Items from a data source
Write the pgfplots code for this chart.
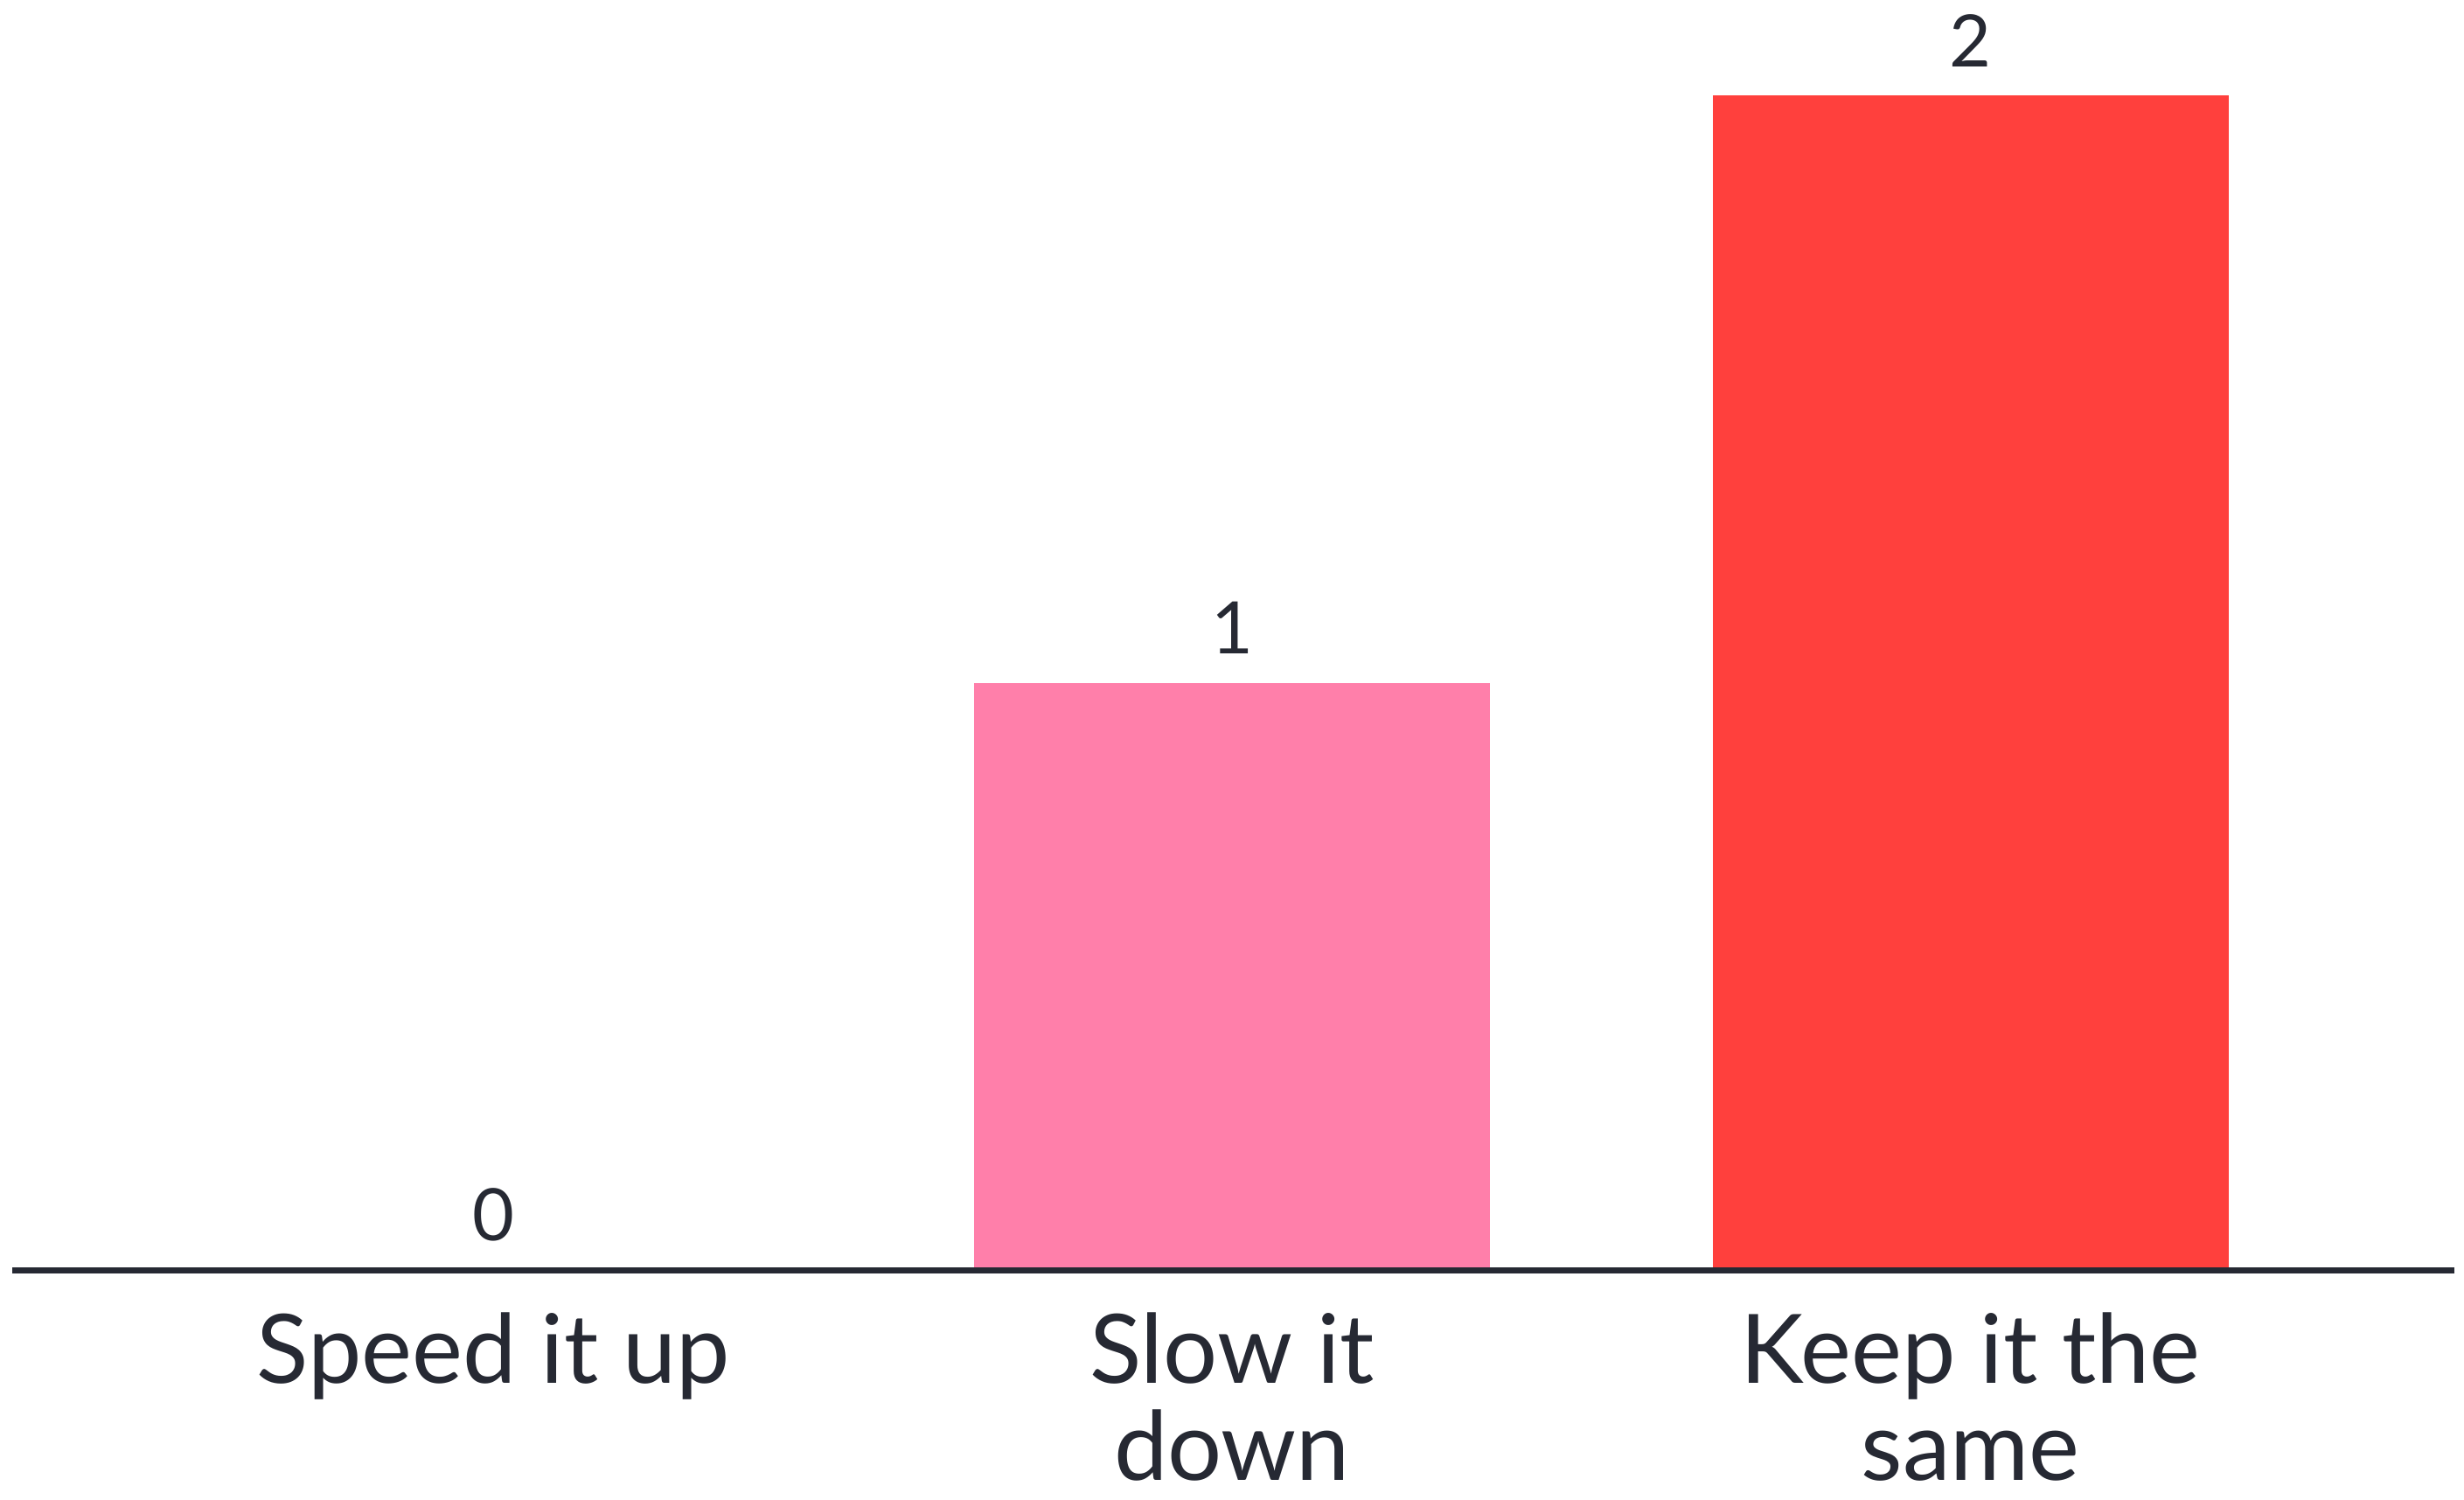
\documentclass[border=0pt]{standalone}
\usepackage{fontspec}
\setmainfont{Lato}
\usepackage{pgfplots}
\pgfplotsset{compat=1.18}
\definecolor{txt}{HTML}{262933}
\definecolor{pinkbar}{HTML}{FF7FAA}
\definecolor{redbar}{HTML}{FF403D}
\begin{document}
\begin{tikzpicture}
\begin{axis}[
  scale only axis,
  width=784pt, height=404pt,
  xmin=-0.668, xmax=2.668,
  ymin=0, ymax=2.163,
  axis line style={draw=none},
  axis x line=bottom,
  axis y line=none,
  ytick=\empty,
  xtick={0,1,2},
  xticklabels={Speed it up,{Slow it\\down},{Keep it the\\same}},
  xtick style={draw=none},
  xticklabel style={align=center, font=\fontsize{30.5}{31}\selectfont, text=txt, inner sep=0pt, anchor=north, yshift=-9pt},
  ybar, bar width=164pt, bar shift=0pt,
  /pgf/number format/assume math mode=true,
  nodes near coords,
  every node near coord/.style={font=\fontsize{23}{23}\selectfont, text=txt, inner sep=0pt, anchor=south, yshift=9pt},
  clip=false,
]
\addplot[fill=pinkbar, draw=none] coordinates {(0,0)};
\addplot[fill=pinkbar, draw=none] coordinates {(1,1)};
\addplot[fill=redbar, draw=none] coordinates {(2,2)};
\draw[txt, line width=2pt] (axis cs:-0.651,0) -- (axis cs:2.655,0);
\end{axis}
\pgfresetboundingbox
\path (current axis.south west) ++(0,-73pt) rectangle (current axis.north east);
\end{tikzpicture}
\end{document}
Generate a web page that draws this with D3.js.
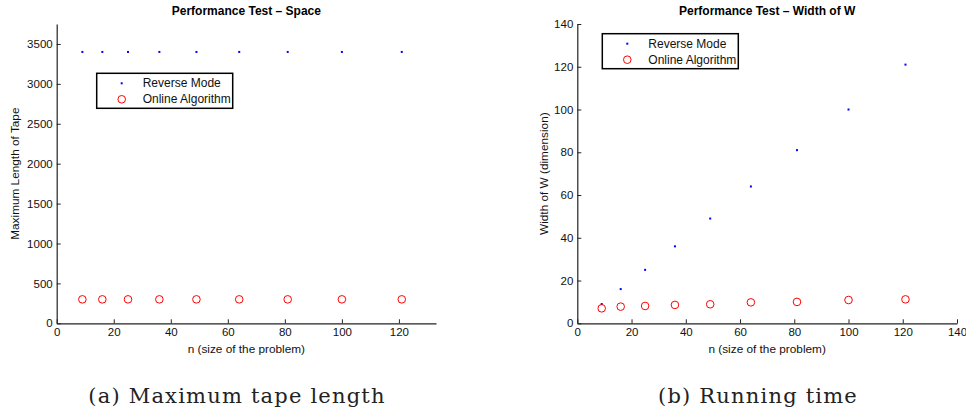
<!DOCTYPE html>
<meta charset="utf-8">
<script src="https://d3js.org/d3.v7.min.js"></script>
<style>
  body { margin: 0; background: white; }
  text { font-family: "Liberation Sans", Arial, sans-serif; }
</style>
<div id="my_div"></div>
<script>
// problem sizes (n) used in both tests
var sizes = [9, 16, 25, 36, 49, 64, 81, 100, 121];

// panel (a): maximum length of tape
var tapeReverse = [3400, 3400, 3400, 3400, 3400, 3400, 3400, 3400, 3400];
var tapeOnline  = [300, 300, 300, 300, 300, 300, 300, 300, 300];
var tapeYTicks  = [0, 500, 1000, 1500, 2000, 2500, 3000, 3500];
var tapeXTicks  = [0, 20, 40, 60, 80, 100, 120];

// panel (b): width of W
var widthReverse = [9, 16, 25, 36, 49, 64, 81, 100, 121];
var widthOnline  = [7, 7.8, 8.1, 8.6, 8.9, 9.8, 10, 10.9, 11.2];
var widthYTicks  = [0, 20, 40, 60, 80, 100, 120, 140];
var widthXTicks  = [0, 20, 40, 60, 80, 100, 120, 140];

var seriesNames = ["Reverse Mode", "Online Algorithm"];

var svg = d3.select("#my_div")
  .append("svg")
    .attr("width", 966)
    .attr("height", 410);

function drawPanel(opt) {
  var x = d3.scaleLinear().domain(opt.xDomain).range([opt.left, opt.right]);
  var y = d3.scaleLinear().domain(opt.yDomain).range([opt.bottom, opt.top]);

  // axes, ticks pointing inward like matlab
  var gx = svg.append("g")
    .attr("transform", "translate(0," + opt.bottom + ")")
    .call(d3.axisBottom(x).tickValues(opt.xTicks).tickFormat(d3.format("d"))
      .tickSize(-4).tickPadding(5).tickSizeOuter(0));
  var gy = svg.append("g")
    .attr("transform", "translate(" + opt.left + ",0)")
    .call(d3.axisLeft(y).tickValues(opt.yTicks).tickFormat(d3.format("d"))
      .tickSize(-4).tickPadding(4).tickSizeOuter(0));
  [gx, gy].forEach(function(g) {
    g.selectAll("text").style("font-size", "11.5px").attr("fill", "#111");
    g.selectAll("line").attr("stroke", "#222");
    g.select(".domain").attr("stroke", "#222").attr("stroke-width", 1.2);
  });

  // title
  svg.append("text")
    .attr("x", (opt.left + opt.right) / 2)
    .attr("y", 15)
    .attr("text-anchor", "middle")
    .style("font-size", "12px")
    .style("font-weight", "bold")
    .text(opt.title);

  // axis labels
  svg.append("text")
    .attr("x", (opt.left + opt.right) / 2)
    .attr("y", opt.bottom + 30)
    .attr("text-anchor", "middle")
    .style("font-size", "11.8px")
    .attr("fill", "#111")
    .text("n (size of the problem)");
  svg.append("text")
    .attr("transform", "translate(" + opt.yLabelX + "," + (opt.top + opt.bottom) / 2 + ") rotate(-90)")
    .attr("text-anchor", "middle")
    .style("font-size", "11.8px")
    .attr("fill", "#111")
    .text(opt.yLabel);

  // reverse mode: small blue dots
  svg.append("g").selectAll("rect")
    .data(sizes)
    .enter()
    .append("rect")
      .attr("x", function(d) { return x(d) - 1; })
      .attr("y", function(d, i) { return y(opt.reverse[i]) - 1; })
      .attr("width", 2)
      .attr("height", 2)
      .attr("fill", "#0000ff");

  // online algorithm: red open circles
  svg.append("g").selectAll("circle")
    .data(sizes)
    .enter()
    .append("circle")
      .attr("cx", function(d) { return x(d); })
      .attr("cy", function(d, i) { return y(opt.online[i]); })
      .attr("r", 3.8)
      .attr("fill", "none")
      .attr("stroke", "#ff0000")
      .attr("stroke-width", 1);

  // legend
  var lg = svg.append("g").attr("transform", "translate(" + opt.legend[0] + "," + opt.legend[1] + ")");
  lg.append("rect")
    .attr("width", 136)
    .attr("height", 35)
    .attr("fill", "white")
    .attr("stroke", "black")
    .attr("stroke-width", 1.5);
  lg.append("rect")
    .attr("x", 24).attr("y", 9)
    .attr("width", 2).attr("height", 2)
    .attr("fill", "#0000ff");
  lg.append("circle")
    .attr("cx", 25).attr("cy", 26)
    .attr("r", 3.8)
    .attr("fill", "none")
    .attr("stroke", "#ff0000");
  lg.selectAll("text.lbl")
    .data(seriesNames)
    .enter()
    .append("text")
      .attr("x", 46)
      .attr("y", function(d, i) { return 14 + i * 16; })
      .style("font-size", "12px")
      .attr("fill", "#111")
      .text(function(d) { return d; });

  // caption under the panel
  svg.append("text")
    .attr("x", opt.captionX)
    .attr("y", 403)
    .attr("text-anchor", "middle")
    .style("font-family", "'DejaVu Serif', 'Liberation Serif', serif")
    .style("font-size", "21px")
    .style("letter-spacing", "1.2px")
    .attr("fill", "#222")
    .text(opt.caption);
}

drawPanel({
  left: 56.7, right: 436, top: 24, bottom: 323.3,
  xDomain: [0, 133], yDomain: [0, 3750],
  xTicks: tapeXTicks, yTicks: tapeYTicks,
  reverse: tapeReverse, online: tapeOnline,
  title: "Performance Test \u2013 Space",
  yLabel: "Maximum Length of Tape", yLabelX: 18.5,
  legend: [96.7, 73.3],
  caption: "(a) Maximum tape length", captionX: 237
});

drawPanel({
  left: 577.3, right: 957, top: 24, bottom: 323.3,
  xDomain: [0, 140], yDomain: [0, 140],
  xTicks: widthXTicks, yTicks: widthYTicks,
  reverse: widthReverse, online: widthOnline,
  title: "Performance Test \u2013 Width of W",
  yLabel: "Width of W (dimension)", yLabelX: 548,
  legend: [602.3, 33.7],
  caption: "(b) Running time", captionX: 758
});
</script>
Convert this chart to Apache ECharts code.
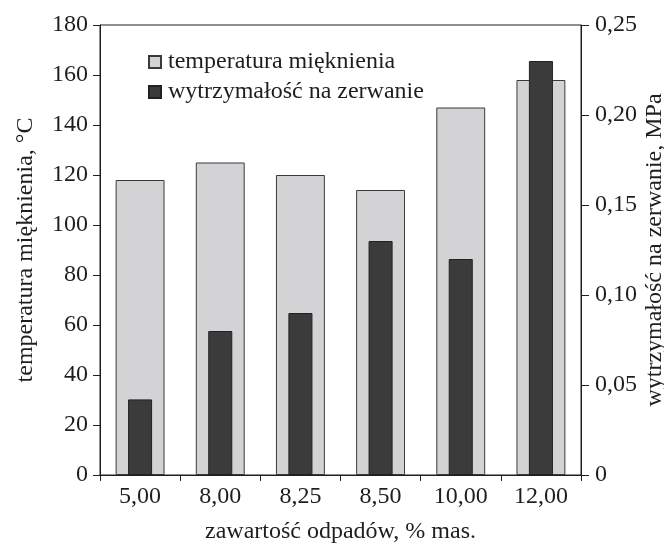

WRITTEN EXERCISE. Every line of the data should be copied as it stands, without the images.

OUTPUT BELOW.
Write the pgfplots code for this chart.
\documentclass[border=0pt]{standalone}
\usepackage{fontspec}
\setmainfont{Lato}
\usepackage{pgfplots}
\pgfplotsset{compat=1.18}
\definecolor{txt}{HTML}{262933}
\definecolor{pinkbar}{HTML}{FF7FAA}
\definecolor{redbar}{HTML}{FF403D}
\begin{document}
\begin{tikzpicture}
\begin{axis}[
  scale only axis,
  width=784pt, height=404pt,
  xmin=-0.668, xmax=2.668,
  ymin=0, ymax=2.163,
  axis line style={draw=none},
  axis x line=bottom,
  axis y line=none,
  ytick=\empty,
  xtick={0,1,2},
  xticklabels={Speed it up,{Slow it\\down},{Keep it the\\same}},
  xtick style={draw=none},
  xticklabel style={align=center, font=\fontsize{30.5}{31}\selectfont, text=txt, inner sep=0pt, anchor=north, yshift=-9pt},
  ybar, bar width=164pt, bar shift=0pt,
  /pgf/number format/assume math mode=true,
  nodes near coords,
  every node near coord/.style={font=\fontsize{23}{23}\selectfont, text=txt, inner sep=0pt, anchor=south, yshift=9pt},
  clip=false,
]
\addplot[fill=pinkbar, draw=none] coordinates {(0,0)};
\addplot[fill=pinkbar, draw=none] coordinates {(1,1)};
\addplot[fill=redbar, draw=none] coordinates {(2,2)};
\draw[txt, line width=2pt] (axis cs:-0.651,0) -- (axis cs:2.655,0);
\end{axis}
\pgfresetboundingbox
\path (current axis.south west) ++(0,-73pt) rectangle (current axis.north east);
\end{tikzpicture}
\end{document}
Generate a web page that draws this with D3.js.
<!DOCTYPE html>
<meta charset="utf-8">
<script src="https://d3js.org/d3.v7.min.js"></script>
<style>
  body { margin: 0; background: white; }
  text { font-family: "Liberation Sans", Arial, sans-serif; }
</style>
<div id="my_div"></div>
<script>
// problem sizes (n) used in both tests
var sizes = [9, 16, 25, 36, 49, 64, 81, 100, 121];

// panel (a): maximum length of tape
var tapeReverse = [3400, 3400, 3400, 3400, 3400, 3400, 3400, 3400, 3400];
var tapeOnline  = [300, 300, 300, 300, 300, 300, 300, 300, 300];
var tapeYTicks  = [0, 500, 1000, 1500, 2000, 2500, 3000, 3500];
var tapeXTicks  = [0, 20, 40, 60, 80, 100, 120];

// panel (b): width of W
var widthReverse = [9, 16, 25, 36, 49, 64, 81, 100, 121];
var widthOnline  = [7, 7.8, 8.1, 8.6, 8.9, 9.8, 10, 10.9, 11.2];
var widthYTicks  = [0, 20, 40, 60, 80, 100, 120, 140];
var widthXTicks  = [0, 20, 40, 60, 80, 100, 120, 140];

var seriesNames = ["Reverse Mode", "Online Algorithm"];

var svg = d3.select("#my_div")
  .append("svg")
    .attr("width", 966)
    .attr("height", 410);

function drawPanel(opt) {
  var x = d3.scaleLinear().domain(opt.xDomain).range([opt.left, opt.right]);
  var y = d3.scaleLinear().domain(opt.yDomain).range([opt.bottom, opt.top]);

  // axes, ticks pointing inward like matlab
  var gx = svg.append("g")
    .attr("transform", "translate(0," + opt.bottom + ")")
    .call(d3.axisBottom(x).tickValues(opt.xTicks).tickFormat(d3.format("d"))
      .tickSize(-4).tickPadding(5).tickSizeOuter(0));
  var gy = svg.append("g")
    .attr("transform", "translate(" + opt.left + ",0)")
    .call(d3.axisLeft(y).tickValues(opt.yTicks).tickFormat(d3.format("d"))
      .tickSize(-4).tickPadding(4).tickSizeOuter(0));
  [gx, gy].forEach(function(g) {
    g.selectAll("text").style("font-size", "11.5px").attr("fill", "#111");
    g.selectAll("line").attr("stroke", "#222");
    g.select(".domain").attr("stroke", "#222").attr("stroke-width", 1.2);
  });

  // title
  svg.append("text")
    .attr("x", (opt.left + opt.right) / 2)
    .attr("y", 15)
    .attr("text-anchor", "middle")
    .style("font-size", "12px")
    .style("font-weight", "bold")
    .text(opt.title);

  // axis labels
  svg.append("text")
    .attr("x", (opt.left + opt.right) / 2)
    .attr("y", opt.bottom + 30)
    .attr("text-anchor", "middle")
    .style("font-size", "11.8px")
    .attr("fill", "#111")
    .text("n (size of the problem)");
  svg.append("text")
    .attr("transform", "translate(" + opt.yLabelX + "," + (opt.top + opt.bottom) / 2 + ") rotate(-90)")
    .attr("text-anchor", "middle")
    .style("font-size", "11.8px")
    .attr("fill", "#111")
    .text(opt.yLabel);

  // reverse mode: small blue dots
  svg.append("g").selectAll("rect")
    .data(sizes)
    .enter()
    .append("rect")
      .attr("x", function(d) { return x(d) - 1; })
      .attr("y", function(d, i) { return y(opt.reverse[i]) - 1; })
      .attr("width", 2)
      .attr("height", 2)
      .attr("fill", "#0000ff");

  // online algorithm: red open circles
  svg.append("g").selectAll("circle")
    .data(sizes)
    .enter()
    .append("circle")
      .attr("cx", function(d) { return x(d); })
      .attr("cy", function(d, i) { return y(opt.online[i]); })
      .attr("r", 3.8)
      .attr("fill", "none")
      .attr("stroke", "#ff0000")
      .attr("stroke-width", 1);

  // legend
  var lg = svg.append("g").attr("transform", "translate(" + opt.legend[0] + "," + opt.legend[1] + ")");
  lg.append("rect")
    .attr("width", 136)
    .attr("height", 35)
    .attr("fill", "white")
    .attr("stroke", "black")
    .attr("stroke-width", 1.5);
  lg.append("rect")
    .attr("x", 24).attr("y", 9)
    .attr("width", 2).attr("height", 2)
    .attr("fill", "#0000ff");
  lg.append("circle")
    .attr("cx", 25).attr("cy", 26)
    .attr("r", 3.8)
    .attr("fill", "none")
    .attr("stroke", "#ff0000");
  lg.selectAll("text.lbl")
    .data(seriesNames)
    .enter()
    .append("text")
      .attr("x", 46)
      .attr("y", function(d, i) { return 14 + i * 16; })
      .style("font-size", "12px")
      .attr("fill", "#111")
      .text(function(d) { return d; });

  // caption under the panel
  svg.append("text")
    .attr("x", opt.captionX)
    .attr("y", 403)
    .attr("text-anchor", "middle")
    .style("font-family", "'DejaVu Serif', 'Liberation Serif', serif")
    .style("font-size", "21px")
    .style("letter-spacing", "1.2px")
    .attr("fill", "#222")
    .text(opt.caption);
}

drawPanel({
  left: 56.7, right: 436, top: 24, bottom: 323.3,
  xDomain: [0, 133], yDomain: [0, 3750],
  xTicks: tapeXTicks, yTicks: tapeYTicks,
  reverse: tapeReverse, online: tapeOnline,
  title: "Performance Test \u2013 Space",
  yLabel: "Maximum Length of Tape", yLabelX: 18.5,
  legend: [96.7, 73.3],
  caption: "(a) Maximum tape length", captionX: 237
});

drawPanel({
  left: 577.3, right: 957, top: 24, bottom: 323.3,
  xDomain: [0, 140], yDomain: [0, 140],
  xTicks: widthXTicks, yTicks: widthYTicks,
  reverse: widthReverse, online: widthOnline,
  title: "Performance Test \u2013 Width of W",
  yLabel: "Width of W (dimension)", yLabelX: 548,
  legend: [602.3, 33.7],
  caption: "(b) Running time", captionX: 758
});
</script>
Convert this chart to Apache ECharts code.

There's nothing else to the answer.